I am of course interested in the former, more radical approach to the occult. My relationship with it involves exploring access to the occult in the form of ecstatic poetry where the poem becomes the vessel for mystical experience—leading beyond semantic values and inducing a suspension of consciousness, which in turn offers an immediate induction for the audience into the same transformational conditions that created it. In other words, I am interested in putting myself into a mystical state, writing from that state, and bringing the audience back into that state through my writing. Though I do incorporate elements of ritual, ceremonial magick, and chaos magick into my creative practice, in my poetry itself radical access to the occult isn’t accomplished by writing “about” the occult itself, which would be a narrative treating the memory of the act. To paraphrase Alan Watts: memory is the corpse of experience. Instead of memory and narrative, I see the poetry of ecstasis as a poetry of the moment—not a signifying poetry but of the experience itself, as it unravels and doubles back on itself.

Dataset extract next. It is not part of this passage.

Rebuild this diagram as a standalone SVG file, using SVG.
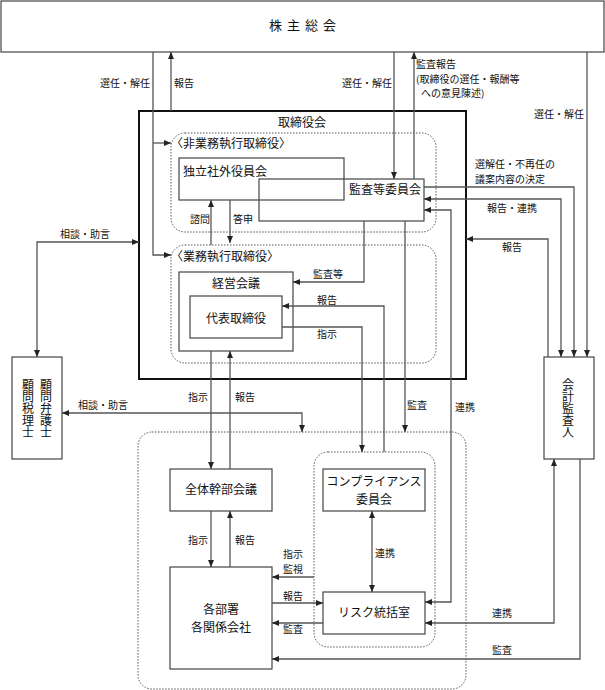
<svg xmlns="http://www.w3.org/2000/svg" width="605" height="690" viewBox="0 0 605 690">
<defs>
<marker id="ah" markerWidth="7" markerHeight="6" refX="7" refY="3" orient="auto-start-reverse" markerUnits="userSpaceOnUse"><path d="M0,0 L7,3 L0,6 z" fill="#222"/></marker>
<style>
text{font-family:"Noto Sans CJK JP","Noto Sans CJK SC",sans-serif;fill:#111}
.l{font-size:10px}
.b{font-size:12px}
.v{font-size:12px;writing-mode:vertical-rl;text-anchor:middle}
.box{fill:#fff;stroke:#444;stroke-width:1.2}
.dot{fill:none;stroke:#555;stroke-width:1;stroke-dasharray:1.5,1.5}
.c{fill:none;stroke:#555;stroke-width:1.3}
.e{marker-end:url(#ah)}
.s{marker-start:url(#ah)}
.m{text-anchor:middle}
.r{text-anchor:end}
</style>
</defs>

<g id="kabunushi"><rect class="box" x="1" y="1" width="603" height="51"/><text class="b m" x="305" y="30" letter-spacing="5" style="font-size:13px">株主総会</text></g>

<g id="torishimariyakukai"><rect x="139" y="111" width="327" height="268" fill="none" stroke="#111" stroke-width="2"/><text class="b m" x="302" y="127">取締役会</text></g>

<g id="hi-gyomu"><rect class="dot" x="171" y="133" width="265" height="99" rx="14"/><text class="b" x="171" y="148">〈非業務執行取締役〉</text></g>
<g id="dokuritsu"><rect class="box" x="179" y="158" width="165" height="42"/><text class="b" x="183" y="176">独立社外役員会</text></g>
<g id="kansa-iinkai"><rect class="box" x="259" y="179" width="165" height="42" fill-opacity="0"/><text class="b r" x="421" y="194">監査等委員会</text></g>

<g id="gyomu"><rect class="dot" x="171" y="245" width="265" height="118" rx="14"/><text class="b" x="171" y="261">〈業務執行取締役〉</text></g>
<g id="keiei"><rect class="box" x="179" y="272" width="114" height="79"/><text class="b m" x="236" y="288">経営会議</text></g>
<g id="daihyo"><rect class="box" x="190" y="296" width="92" height="42"/><text class="b m" x="236" y="323">代表取締役</text></g>

<g id="komon"><rect class="box" x="12" y="357" width="50" height="102"/>
<text class="v" x="46" y="408">顧問弁護士</text>
<text class="v" x="28" y="408">顧問税理士</text></g>

<g id="kaikei"><rect class="box" x="544" y="357" width="50" height="102"/>
<text class="v" x="568" y="408">会計監査人</text></g>

<g id="shikko-area"><rect class="dot" x="138" y="432" width="328" height="257" rx="14"/></g>
<g id="compliance-area"><rect class="dot" x="314" y="452" width="121" height="195" rx="14"/></g>
<g id="zentai"><rect class="box" x="170" y="469" width="102" height="42"/><text class="b m" x="221" y="494">全体幹部会議</text></g>
<g id="compliance"><rect class="box" x="323" y="469" width="102" height="42"/><text class="b m"><tspan x="374" y="486">コンプライアンス</tspan><tspan x="374" y="503.5">委員会</tspan></text></g>
<g id="kakubusho"><rect class="box" x="170" y="567" width="102" height="102"/><text class="b m"><tspan x="221" y="614">各部署</tspan><tspan x="221" y="631.5">各関係会社</tspan></text></g>
<g id="risk"><rect class="box" x="323" y="592" width="102" height="42"/><text class="b m" x="374" y="617">リスク統括室</text></g>

<g id="connectors">
<path class="c e" d="M153,52 V255 H171"/>
<path class="c e" d="M153,143 H171"/>
<path class="c e" d="M171,111 V52"/>
<path class="c e" d="M394,52 V179"/>
<path class="c e" d="M414,179 V52"/>
<path class="c e" d="M587,52 V357"/>
<path class="c e" d="M424,187 H574 V357"/>
<path class="c s e" d="M424,199 H561 V357"/>
<path class="c e" d="M548,357 V239 H466"/>
<path class="c s e" d="M424,210 H451 V602 H425"/>
<path class="c e" d="M364,221 V282 H293"/>
<path class="c e" d="M405,221 V432"/>
<path class="c e" d="M384,452 V306 H282"/>
<path class="c e" d="M282,327 H362 V452"/>
<path class="c e" d="M211,245 V200"/>
<path class="c e" d="M230,200 V243"/>
<path class="c s e" d="M139,242 H37 V357"/>
<path class="c s e" d="M62,413 H302 V432"/>
<path class="c e" d="M211,351 V469"/>
<path class="c e" d="M230,469 V351"/>
<path class="c e" d="M211,511 V567"/>
<path class="c e" d="M230,567 V511"/>
<path class="c s e" d="M372,511 V592"/>
<path class="c e" d="M314,577 H272"/>
<path class="c e" d="M272,603 H323"/>
<path class="c e" d="M323,623 H272"/>
<path class="c s e" d="M554,459 V623 H425"/>
<path class="c e" d="M580,459 V659 H272"/>
</g>

<g id="labels">
<text class="l r" x="150" y="87">選任・解任</text>
<text class="l" x="174" y="87">報告</text>
<text class="l r" x="392" y="87">選任・解任</text>
<text class="l"><tspan x="416" y="68">監査報告</tspan><tspan x="416" y="82.5">(取締役の選任・報酬等</tspan><tspan x="421" y="97">への意見陳述)</tspan></text>
<text class="l r" x="584" y="118">選任・解任</text>
<text class="l"><tspan x="475" y="168">選解任・不再任の</tspan><tspan x="475" y="182.5">議案内容の決定</tspan></text>
<text class="l" x="487" y="212">報告・連携</text>
<text class="l" x="502" y="251">報告</text>
<text class="l" x="190" y="223">諮問</text>
<text class="l" x="233" y="223">答申</text>
<text class="l" x="313" y="278">監査等</text>
<text class="l" x="317" y="304">報告</text>
<text class="l" x="317" y="338">指示</text>
<text class="l" x="60" y="238">相談・助言</text>
<text class="l" x="78" y="409">相談・助言</text>
<text class="l" x="188" y="401">指示</text>
<text class="l" x="235" y="401">報告</text>
<text class="l" x="407" y="409">監査</text>
<text class="l" x="455" y="411">連携</text>
<text class="l" x="188" y="544">指示</text>
<text class="l" x="235" y="544">報告</text>
<text class="l"><tspan x="283" y="558">指示</tspan><tspan x="283" y="572.5">監視</tspan></text>
<text class="l" x="283" y="600">報告</text>
<text class="l" x="283" y="633">監査</text>
<text class="l" x="375" y="557">連携</text>
<text class="l" x="492" y="617">連携</text>
<text class="l" x="492" y="654">監査</text>
</g>
</svg>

KMD:  You have embarked on a multi-city tour to promote ASCEND, ASCEND, with readings and performances in Boston, Portland, Providence, Houston, and more.  What were the greatest risks you took during these performances? What were some of your greatest triumphs?

JS: Right, I’ve had fourteen dates so far—with more than twenty five still to go. All of my readings are incantatory in some way. Even when I’m standing behind a podium in a brightly lit bookstore I have developed a practice to tap into the interior current of the work, and recite it from a trance-like state. That in itself always feels a little risky, a little challenging and raw. Beyond the standard readings though I have partnered with Atlas Obscura to perform the new book in its entirety as an immersive, multimedia performance in seven select cities around the country. These events take the form of hour-long ritualized performances, involving candles and incense, various magical objects, an inordinate number of live marigolds, and a full musical score composed and recorded by my friend Adam “Glasseye” Beckley. Each one takes place in an unusual, somewhat sacred location like cemetery, or a mission church, or an old research library. I also perform with other musicians at some of these events. For example in NYC I appeared with the legendary film composer Mark Korven, responsible for the acclaimed score for “The VVitch.” In Seattle this September I’ll be appearing with cellist Lori Goldston, best known for her work with the bands Nirvana and EARTH. At these shows I actually allow myself to be fully possessed by the work—I have out of body experiences, enter fugue states, lose time. It’s a very vulnerable place to be in a room full of strangers. At the same time, the feedback from those strangers has been phenomenal. At each show people come up to me talking about how they in turn started physically vibrating—sometimes breaking out into tears, or laughing. It becomes a very beautiful, collective experience. I suppose that’s a kind of triumph, but I don’t think I am exceptional in my ability to facilitate this experience ... I just think that’s the kind of experience we should demand from performance.

KMD:  Relatedly, I’d love to hear more about the relationship between the book object and the performance.   I find it fascinating that a permanent book artifact is complicated, and enriched, by ephemeral and spontaneous performances.   What does performance make possible in your creative practice? Along these lines, what does performance open up for you when working on the printed page?

JS: Great question! This is something that continues to evolve for me over the years ... To bring it back to what we were first talking about with Third Man, I think there are analogues for me with musicians in this regard. It is one thing to write the work, and it is another thing to record and release the work, and it is yet another thing to perform the work live. All of those are elements of the artistic practice, but each one has a different tenor—a different intention, or function. Listening to your favorite record is a different experience than witnessing it performed live, just as reading an author is a different experience from seeing that author perform their work. Sometimes an artist can ruin their work for us by performing it. That has definitely been my experience seeing a number of authors read! And that’s ok. Even when poetry should be read aloud, it doesn’t necessarily mean that the poet themselves will be good at reading it.

I do enjoy performing. The live energetic feedback loop with the audience provides an experience that writing in solitude does not have. For me, performing is an artistic act in itself, and part of my identity as an artist. At the same time, I am an introvert at heart—who is simply adept at wearing the mask of an extrovert for periods of time. But that is exhausting too. When I’m done with a year of touring, I will probably retreat for a couple of years to recharge, reflect, and begin writing again.

KMD:  What else do you have in the works?  What other publications, readings, events, and performances can we look forward to?

JS:  Well as I mentioned, I still have a number of tour dates left. I will have those immersive Atlas Obscura events in LA, Seattle, Chicago, Denver, and Philadelphia this fall. I also have a number of other performances along the west coast, midwest, and east coast through December. People can visit my website for complete tour dates and info, and check back from time to time with updates—or just sign up on my mailing list there.

I’ve been making notes towards a few new books after I’m done touring behind this one. I have a collection of short poems in the works, and I’ve been dabbling with some translations of Jean Genet’s poetry. I don’t know what exactly will manifest next but I’m looking forward to getting back to the page.